JOSHUA (NH) says that any definition which excludes "Tuckerman Ravine" can't be right. Well, Tuckerman is our only official exception to the definition. Tuckerman, altho it has no lifts, is listed in guide books, has a phone number, and has a ski patrol of sorts. [BTW, who comes around in the Spring and decides that the ravine is safe for skiing? Is that the Forest Service, or some sort of volunteer ski patrol?]

RICHARD (MD) says that the ski area definition doesn't help determine when two ski mountains should be considered one ski area or two. True, but we have other criteria which are applied (subjectively) in specific instances. The criteria include: One mountain?, same name?, same ownership?, joint marketing?, joint lift ticket?, physically connected? ski from one to the other without: removing skis, riding a lift, riding a bus?, etc.

Using these criteria: VAIL and BEAVER CREEK, BRIGHTON and SOLITUDE, and A-BASIN and KEYSTONE are separate areas. MT SNOW and CARINTHIA are one area. MT SNOW and HAYSTACK are separate areas.

WHISTLER and BLACKCOMB are a tough case. They are separately named, separately owned, and have separate lift tickets (a joint ticket costs extra). They are jointly marketed. The areas are on separate mountains and there are no connecting runs. It is, however, possible to ski to the other area base in both directions - without removing skis. However, in both cases the lift reached is a gondola so skis have to be removed anyway. We consider them two separate areas.

Until this year, SUGARBUSH and SUGARBUSH NORTH were a tougher case. Jointly owned, named, and one ticket but it was not possible to ski between them without riding a bus. We considered them two areas. With the new connector chair, however, they are now one area.


a. HOLIDAY MOVIE TRIVIA (these should be fresh in your minds) - One scene in "It's a Wonderful Life" features a HS gym floor which opens to reveal a swimming pool. The scene was filmed at WHICH REAL HIGH SCHOOL? "National Lampoon's Christmas Vacation". For a change, the Griswolds stayed home (Chicago). So the scenes were filmed in a sound stage and on a back lot. They did, however, take a ride in the mountains (in Illinois?), cut down a Christmas tree, and go sledding. These scenes were filmed near a famous mountain ski TOWN. WHICH ONE? The two Griswold teenagers were played by different actors in the three "Vacation" movies. The then unknown actors in "Christmas" have become successful. The male is a regular on a very successful TV sitcom. The female has played in several big movies and has received an Oscar nomination. WHO are these two actors?

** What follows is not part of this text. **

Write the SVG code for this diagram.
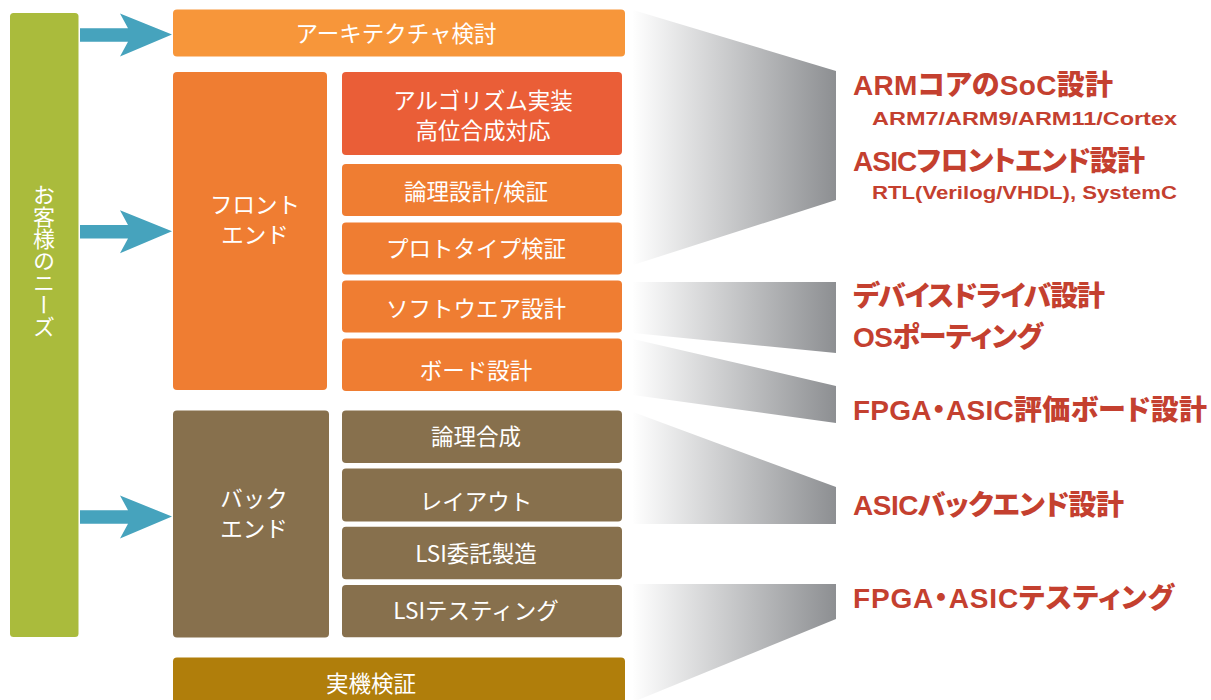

b. WILLY IS FREE! - Keiko, the whale who played Willy in the first "Free Willy" movie, is being moved from the small tank in Mexico City to a big tank in Newport, OR. So how do you ship a whale from Mexico to Oregon? Why, by UPS of course. (It's true!)

c. "TIMING IS EVERYTHING" and "LOCATION, LOCATION, LOCATION" are two expressions applied to successful (or unsuccessful) enterprises. In the last issue we explained that after a disastrous 94/95 season when I-70 was closed 35 times, the ski areas, ski towns, and CDOT are trying hard to keep I-70 open this season. So, we went to press just after two of you were trapped on I-70 on Thanksgiving Sunday and Chester reported that I-70 had been closed 5 times already by late Nov. Bad timing! We mentioned that trucks now have to chain up. ILANA (CO) says the problem is not just trucks, but rear wheel drive cars, cars w/o snow tires, cars with bald tires, and flatlanders who can't drive in the snow. We agree.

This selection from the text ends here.